» Directions: Reproduce nothing but the lines from the one with "Give me the matplotlib source for this chart." through the one with "return fig.add_axes([left /", exactly and with both ends. Omit pictures.

Code that draws figures
((

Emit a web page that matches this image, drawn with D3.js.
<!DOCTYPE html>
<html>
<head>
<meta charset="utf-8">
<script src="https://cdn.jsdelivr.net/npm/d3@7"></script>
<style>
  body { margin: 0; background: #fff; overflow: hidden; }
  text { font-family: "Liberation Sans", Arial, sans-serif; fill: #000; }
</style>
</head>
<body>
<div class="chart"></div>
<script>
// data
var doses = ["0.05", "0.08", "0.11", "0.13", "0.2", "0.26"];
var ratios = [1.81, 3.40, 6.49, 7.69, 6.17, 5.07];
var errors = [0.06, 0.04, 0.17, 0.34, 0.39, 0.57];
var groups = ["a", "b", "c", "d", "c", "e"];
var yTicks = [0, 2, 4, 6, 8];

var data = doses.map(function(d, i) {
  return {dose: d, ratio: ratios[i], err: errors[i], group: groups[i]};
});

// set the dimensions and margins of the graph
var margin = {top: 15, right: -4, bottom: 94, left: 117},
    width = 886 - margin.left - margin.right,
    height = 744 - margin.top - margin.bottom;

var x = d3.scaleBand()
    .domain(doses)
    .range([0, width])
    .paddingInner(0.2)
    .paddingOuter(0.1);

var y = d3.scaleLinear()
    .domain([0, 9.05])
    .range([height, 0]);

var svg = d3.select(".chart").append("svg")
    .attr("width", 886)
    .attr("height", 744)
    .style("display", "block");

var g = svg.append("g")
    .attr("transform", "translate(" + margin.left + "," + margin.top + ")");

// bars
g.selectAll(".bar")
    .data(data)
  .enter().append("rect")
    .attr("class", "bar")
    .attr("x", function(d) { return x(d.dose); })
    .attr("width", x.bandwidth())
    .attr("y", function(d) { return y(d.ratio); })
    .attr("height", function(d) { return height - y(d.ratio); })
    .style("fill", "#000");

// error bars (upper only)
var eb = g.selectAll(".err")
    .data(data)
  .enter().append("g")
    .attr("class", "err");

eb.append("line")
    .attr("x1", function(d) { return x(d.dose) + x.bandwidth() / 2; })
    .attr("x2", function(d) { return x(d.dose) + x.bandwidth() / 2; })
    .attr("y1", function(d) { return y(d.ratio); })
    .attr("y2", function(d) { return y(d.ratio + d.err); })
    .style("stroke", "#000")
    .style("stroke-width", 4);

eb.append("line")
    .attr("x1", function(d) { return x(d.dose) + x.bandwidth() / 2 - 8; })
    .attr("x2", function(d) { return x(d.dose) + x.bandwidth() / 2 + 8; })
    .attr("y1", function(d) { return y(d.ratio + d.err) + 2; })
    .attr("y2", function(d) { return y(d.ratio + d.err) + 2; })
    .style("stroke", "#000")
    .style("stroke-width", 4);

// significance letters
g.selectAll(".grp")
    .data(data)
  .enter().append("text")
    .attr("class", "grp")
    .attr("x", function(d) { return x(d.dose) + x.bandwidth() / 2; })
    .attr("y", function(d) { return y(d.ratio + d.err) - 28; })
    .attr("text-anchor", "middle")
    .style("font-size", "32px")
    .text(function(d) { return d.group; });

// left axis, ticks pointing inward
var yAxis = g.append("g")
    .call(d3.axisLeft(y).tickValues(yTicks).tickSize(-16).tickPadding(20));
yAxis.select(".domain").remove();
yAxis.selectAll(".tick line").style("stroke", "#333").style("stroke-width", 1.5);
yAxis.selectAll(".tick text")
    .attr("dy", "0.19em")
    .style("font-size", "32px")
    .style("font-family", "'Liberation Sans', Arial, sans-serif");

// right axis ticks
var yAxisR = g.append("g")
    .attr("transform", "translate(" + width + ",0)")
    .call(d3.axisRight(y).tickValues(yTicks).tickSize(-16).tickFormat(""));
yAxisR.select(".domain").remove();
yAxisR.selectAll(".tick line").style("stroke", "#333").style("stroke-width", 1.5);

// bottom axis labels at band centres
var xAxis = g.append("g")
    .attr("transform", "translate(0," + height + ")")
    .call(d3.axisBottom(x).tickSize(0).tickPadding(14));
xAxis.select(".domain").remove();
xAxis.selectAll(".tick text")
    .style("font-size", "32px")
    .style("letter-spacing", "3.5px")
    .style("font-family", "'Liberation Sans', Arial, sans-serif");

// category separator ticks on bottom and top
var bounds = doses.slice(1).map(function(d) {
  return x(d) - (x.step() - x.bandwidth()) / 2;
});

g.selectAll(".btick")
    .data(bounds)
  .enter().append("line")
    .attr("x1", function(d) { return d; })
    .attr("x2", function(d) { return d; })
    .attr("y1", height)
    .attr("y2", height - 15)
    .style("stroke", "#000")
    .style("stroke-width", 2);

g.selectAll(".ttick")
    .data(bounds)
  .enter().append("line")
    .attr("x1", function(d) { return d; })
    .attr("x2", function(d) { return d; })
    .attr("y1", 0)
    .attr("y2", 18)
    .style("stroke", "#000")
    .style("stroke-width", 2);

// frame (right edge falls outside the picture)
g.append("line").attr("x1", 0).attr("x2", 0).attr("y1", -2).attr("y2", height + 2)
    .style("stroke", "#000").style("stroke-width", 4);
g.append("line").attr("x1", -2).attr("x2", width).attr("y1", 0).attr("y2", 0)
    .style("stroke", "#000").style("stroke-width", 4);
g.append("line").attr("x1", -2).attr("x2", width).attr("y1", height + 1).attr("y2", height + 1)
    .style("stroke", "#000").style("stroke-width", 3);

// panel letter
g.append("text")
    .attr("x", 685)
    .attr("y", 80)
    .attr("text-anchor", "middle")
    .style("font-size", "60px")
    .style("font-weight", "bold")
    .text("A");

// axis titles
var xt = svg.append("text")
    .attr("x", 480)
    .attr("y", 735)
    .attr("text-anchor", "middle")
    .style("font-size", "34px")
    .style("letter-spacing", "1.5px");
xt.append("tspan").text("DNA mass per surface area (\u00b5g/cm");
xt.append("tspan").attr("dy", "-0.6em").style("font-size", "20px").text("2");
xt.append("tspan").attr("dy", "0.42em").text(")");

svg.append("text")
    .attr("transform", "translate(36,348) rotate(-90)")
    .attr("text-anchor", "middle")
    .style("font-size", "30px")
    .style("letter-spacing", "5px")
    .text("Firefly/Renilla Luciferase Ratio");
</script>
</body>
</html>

))
((

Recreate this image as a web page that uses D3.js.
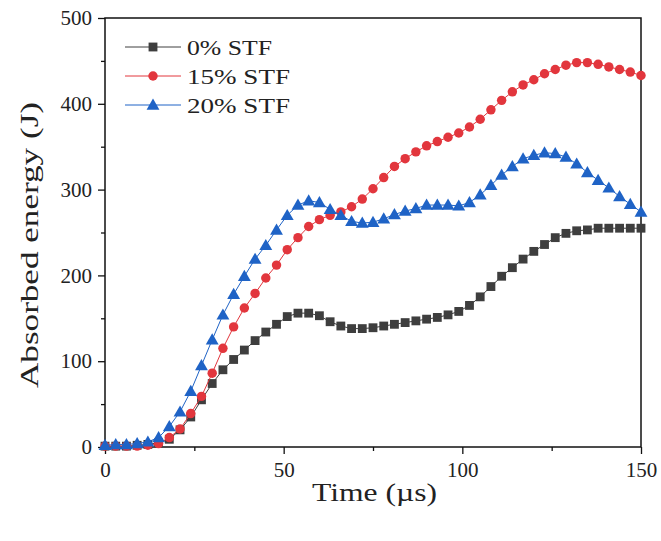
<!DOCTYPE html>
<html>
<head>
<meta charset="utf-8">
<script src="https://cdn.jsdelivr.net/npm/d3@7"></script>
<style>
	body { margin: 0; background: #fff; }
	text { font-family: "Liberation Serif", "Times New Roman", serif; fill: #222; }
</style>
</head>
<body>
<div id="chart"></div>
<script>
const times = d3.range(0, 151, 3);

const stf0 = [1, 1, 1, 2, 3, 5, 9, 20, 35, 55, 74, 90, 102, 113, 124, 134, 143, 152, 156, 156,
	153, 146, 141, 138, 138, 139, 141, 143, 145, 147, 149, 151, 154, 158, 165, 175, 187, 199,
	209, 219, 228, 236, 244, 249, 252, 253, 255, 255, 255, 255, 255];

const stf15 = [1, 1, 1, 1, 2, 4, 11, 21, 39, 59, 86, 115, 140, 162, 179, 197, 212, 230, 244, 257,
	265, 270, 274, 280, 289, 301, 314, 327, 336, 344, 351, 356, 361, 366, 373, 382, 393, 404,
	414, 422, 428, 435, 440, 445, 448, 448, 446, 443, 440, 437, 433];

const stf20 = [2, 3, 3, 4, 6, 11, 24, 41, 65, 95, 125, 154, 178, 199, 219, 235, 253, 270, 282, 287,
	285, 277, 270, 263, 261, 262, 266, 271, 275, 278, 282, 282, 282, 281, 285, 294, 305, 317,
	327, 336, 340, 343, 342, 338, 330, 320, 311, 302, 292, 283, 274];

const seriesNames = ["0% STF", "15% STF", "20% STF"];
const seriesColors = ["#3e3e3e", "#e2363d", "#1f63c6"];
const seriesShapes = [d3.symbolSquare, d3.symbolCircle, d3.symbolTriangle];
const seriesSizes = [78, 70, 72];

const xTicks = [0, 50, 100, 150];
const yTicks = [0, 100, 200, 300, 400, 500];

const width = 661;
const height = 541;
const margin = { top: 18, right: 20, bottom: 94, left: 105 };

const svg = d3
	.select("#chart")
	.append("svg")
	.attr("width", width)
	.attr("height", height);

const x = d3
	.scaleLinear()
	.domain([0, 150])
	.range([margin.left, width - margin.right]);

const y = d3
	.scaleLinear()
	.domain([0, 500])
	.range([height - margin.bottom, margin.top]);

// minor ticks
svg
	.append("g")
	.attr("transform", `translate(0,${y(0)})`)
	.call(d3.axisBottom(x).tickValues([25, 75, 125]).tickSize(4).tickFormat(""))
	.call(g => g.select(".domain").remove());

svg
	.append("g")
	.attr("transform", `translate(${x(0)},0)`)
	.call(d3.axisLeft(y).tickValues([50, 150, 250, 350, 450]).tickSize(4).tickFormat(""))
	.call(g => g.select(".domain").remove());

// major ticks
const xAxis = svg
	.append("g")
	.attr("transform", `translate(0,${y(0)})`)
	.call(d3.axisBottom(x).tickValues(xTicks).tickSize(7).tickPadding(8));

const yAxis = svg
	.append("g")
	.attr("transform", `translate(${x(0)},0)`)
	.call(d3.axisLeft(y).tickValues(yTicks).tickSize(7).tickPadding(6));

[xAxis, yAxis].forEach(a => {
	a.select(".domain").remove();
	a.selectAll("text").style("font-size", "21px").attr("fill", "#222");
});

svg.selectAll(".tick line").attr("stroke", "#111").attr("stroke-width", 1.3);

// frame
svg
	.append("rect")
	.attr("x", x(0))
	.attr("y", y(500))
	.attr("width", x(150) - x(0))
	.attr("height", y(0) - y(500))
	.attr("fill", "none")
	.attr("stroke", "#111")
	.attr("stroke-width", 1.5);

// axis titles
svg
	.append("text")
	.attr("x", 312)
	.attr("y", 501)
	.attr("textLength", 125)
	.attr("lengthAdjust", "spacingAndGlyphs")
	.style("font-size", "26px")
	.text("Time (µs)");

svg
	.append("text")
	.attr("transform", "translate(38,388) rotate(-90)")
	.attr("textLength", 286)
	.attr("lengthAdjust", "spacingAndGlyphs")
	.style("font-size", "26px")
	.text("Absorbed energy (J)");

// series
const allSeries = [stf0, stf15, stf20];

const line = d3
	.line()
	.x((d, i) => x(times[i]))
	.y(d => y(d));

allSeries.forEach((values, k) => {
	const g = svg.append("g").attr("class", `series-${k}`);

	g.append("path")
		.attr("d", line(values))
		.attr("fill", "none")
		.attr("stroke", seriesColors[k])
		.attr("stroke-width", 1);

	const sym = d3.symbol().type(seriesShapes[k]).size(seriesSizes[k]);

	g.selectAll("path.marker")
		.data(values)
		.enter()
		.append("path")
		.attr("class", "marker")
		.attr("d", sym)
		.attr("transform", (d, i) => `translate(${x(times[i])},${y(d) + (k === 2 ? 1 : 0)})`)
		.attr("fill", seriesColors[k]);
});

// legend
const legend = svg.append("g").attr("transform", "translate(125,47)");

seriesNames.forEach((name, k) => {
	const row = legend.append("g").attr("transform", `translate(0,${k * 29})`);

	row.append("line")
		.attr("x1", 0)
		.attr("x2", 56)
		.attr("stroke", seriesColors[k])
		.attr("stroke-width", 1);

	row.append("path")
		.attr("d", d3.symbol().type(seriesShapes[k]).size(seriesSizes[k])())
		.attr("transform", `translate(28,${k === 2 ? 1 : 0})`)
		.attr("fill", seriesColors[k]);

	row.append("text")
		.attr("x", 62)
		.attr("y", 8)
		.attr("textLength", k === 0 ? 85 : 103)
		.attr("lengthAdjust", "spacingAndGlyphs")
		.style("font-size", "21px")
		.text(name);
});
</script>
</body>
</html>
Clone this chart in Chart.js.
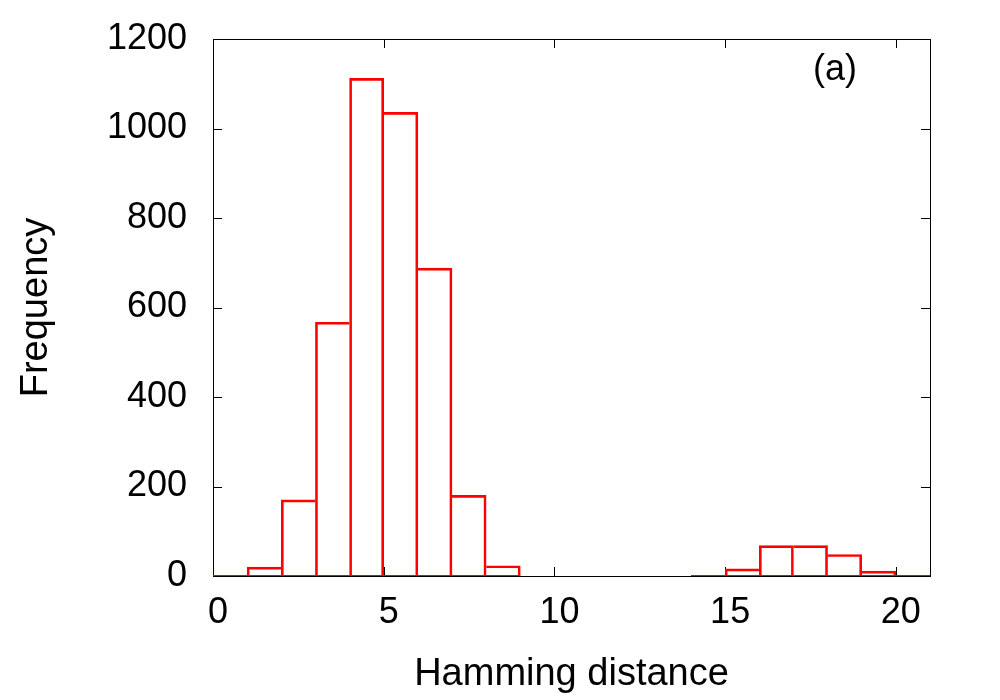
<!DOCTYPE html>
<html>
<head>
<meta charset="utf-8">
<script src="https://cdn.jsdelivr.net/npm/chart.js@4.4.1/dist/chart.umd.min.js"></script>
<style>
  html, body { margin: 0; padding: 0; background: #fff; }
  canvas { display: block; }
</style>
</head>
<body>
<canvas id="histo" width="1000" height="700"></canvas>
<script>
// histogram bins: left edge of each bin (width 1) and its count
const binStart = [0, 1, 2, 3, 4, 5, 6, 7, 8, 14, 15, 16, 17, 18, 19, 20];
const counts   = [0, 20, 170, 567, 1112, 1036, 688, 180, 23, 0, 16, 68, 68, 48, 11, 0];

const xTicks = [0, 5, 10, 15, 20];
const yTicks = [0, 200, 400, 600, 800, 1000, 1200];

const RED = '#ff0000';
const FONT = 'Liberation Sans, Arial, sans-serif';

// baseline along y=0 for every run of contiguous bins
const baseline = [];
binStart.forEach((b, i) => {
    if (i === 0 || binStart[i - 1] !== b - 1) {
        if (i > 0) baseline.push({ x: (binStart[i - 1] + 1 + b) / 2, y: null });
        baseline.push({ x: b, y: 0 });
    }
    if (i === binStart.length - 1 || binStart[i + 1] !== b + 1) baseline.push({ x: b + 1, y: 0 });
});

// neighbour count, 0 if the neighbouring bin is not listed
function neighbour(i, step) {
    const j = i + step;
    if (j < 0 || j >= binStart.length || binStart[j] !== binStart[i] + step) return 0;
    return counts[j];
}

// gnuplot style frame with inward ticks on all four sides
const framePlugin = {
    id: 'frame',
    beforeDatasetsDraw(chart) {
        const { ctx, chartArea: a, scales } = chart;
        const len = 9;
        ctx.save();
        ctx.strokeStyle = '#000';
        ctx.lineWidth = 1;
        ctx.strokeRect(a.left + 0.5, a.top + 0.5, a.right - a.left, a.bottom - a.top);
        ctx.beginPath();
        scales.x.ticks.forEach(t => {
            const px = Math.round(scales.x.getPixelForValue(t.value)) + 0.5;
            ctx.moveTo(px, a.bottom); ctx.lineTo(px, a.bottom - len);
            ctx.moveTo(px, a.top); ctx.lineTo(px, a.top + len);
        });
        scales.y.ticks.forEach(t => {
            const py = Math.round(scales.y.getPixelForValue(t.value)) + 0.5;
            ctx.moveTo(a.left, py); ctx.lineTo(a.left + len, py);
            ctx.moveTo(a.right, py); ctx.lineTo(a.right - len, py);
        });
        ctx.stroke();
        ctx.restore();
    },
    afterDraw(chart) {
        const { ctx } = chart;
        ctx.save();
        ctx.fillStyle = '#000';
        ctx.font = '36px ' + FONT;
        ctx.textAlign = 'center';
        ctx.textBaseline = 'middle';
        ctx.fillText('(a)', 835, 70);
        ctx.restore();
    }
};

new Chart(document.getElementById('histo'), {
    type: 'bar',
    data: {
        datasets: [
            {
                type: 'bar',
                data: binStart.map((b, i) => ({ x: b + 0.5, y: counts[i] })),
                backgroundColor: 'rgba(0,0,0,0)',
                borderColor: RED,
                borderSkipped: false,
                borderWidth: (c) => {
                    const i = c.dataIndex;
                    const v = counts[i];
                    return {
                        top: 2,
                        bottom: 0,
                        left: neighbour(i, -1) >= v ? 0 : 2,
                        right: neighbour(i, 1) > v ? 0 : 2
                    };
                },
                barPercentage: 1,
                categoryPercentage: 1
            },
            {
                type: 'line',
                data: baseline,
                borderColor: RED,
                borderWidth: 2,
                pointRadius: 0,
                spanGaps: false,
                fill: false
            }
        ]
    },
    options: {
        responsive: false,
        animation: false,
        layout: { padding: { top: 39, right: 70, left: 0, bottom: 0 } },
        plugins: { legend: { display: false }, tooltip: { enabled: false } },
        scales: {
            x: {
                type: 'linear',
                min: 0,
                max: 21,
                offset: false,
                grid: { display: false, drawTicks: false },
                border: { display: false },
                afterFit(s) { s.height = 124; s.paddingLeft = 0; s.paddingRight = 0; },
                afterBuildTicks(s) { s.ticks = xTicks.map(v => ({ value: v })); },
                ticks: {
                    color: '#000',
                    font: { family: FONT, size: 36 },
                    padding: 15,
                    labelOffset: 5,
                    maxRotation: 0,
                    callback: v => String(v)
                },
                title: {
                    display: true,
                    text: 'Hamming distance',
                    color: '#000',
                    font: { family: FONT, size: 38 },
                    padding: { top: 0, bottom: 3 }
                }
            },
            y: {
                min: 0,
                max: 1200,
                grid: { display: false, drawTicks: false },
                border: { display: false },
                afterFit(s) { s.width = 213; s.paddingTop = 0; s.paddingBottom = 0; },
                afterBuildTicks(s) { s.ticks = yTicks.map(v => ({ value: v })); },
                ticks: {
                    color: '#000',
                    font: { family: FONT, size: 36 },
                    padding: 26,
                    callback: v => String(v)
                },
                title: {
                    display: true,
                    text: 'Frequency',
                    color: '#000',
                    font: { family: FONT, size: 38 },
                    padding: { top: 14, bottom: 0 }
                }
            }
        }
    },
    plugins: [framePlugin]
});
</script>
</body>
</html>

))
((

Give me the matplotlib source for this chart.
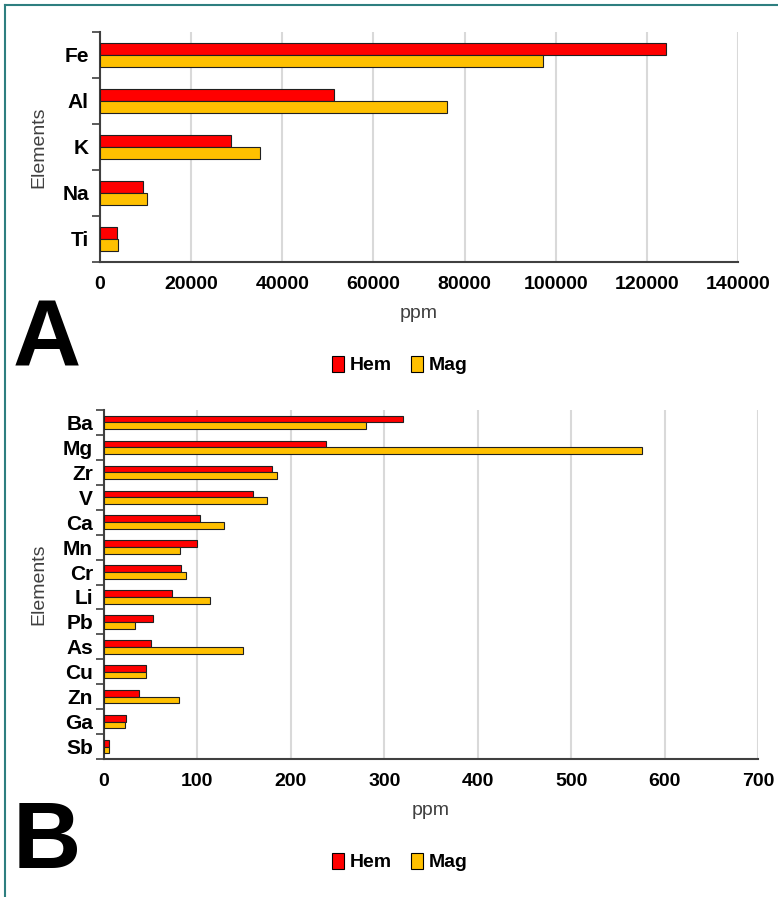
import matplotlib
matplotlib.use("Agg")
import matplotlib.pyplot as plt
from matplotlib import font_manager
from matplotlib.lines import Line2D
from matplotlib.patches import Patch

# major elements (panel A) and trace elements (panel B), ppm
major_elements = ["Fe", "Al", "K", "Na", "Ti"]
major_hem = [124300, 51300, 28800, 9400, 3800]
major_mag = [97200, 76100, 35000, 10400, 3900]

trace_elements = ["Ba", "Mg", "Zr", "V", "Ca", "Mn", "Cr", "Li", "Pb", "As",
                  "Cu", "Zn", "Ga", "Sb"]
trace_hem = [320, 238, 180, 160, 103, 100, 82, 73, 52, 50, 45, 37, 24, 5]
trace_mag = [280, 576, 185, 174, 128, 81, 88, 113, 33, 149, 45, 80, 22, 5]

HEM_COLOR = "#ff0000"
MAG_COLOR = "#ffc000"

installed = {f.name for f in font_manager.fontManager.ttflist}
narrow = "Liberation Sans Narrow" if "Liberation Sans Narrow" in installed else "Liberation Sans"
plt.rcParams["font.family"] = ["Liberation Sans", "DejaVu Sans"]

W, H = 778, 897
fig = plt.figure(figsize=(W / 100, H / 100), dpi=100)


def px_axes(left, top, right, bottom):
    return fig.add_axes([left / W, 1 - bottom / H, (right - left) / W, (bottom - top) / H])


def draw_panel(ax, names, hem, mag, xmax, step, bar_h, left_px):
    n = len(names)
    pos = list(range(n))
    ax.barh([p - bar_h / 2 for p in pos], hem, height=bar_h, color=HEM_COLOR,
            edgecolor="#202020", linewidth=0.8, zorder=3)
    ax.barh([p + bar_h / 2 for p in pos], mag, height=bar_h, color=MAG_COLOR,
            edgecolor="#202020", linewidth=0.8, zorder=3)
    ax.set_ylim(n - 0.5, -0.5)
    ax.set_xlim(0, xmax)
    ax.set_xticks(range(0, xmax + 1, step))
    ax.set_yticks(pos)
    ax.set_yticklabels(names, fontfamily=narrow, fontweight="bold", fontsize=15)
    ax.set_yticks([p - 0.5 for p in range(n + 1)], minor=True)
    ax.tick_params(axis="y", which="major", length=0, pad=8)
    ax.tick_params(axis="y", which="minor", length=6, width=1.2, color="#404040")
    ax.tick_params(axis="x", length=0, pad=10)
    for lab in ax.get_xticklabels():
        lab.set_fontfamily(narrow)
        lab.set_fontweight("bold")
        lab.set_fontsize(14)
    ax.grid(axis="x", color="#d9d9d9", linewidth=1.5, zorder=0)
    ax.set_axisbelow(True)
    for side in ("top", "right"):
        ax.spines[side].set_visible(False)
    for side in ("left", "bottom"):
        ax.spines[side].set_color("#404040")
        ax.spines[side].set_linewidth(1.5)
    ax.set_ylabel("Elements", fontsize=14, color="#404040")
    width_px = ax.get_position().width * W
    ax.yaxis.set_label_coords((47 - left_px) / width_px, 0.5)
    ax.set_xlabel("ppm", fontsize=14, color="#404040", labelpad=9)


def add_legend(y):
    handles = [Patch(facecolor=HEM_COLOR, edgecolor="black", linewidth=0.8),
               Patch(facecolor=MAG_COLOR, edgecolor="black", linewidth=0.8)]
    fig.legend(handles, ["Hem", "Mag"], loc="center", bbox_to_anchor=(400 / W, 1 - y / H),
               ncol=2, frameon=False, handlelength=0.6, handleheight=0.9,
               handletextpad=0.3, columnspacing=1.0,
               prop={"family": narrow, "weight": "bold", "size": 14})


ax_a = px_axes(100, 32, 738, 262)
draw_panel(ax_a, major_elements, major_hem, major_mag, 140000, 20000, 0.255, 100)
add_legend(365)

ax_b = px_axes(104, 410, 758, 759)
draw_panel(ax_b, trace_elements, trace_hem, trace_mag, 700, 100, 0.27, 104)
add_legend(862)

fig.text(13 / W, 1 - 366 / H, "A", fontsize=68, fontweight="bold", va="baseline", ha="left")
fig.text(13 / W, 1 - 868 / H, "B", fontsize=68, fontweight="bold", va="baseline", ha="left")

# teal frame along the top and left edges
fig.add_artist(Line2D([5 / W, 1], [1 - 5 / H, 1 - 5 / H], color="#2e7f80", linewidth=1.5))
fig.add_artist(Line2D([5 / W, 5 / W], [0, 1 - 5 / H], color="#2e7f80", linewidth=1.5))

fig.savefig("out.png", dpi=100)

))

» Result of this task:
Give me the matplotlib source for this chart.
import matplotlib
matplotlib.use("Agg")
import matplotlib.pyplot as plt
from matplotlib import font_manager
from matplotlib.lines import Line2D
from matplotlib.patches import Patch

# major elements (panel A) and trace elements (panel B), ppm
major_elements = ["Fe", "Al", "K", "Na", "Ti"]
major_hem = [124300, 51300, 28800, 9400, 3800]
major_mag = [97200, 76100, 35000, 10400, 3900]

trace_elements = ["Ba", "Mg", "Zr", "V", "Ca", "Mn", "Cr", "Li", "Pb", "As",
                  "Cu", "Zn", "Ga", "Sb"]
trace_hem = [320, 238, 180, 160, 103, 100, 82, 73, 52, 50, 45, 37, 24, 5]
trace_mag = [280, 576, 185, 174, 128, 81, 88, 113, 33, 149, 45, 80, 22, 5]

HEM_COLOR = "#ff0000"
MAG_COLOR = "#ffc000"

installed = {f.name for f in font_manager.fontManager.ttflist}
narrow = "Liberation Sans Narrow" if "Liberation Sans Narrow" in installed else "Liberation Sans"
plt.rcParams["font.family"] = ["Liberation Sans", "DejaVu Sans"]

W, H = 778, 897
fig = plt.figure(figsize=(W / 100, H / 100), dpi=100)


def px_axes(left, top, right, bottom):
    return fig.add_axes([left / W, 1 - bottom / H, (right - left) / W, (bottom - top) / H])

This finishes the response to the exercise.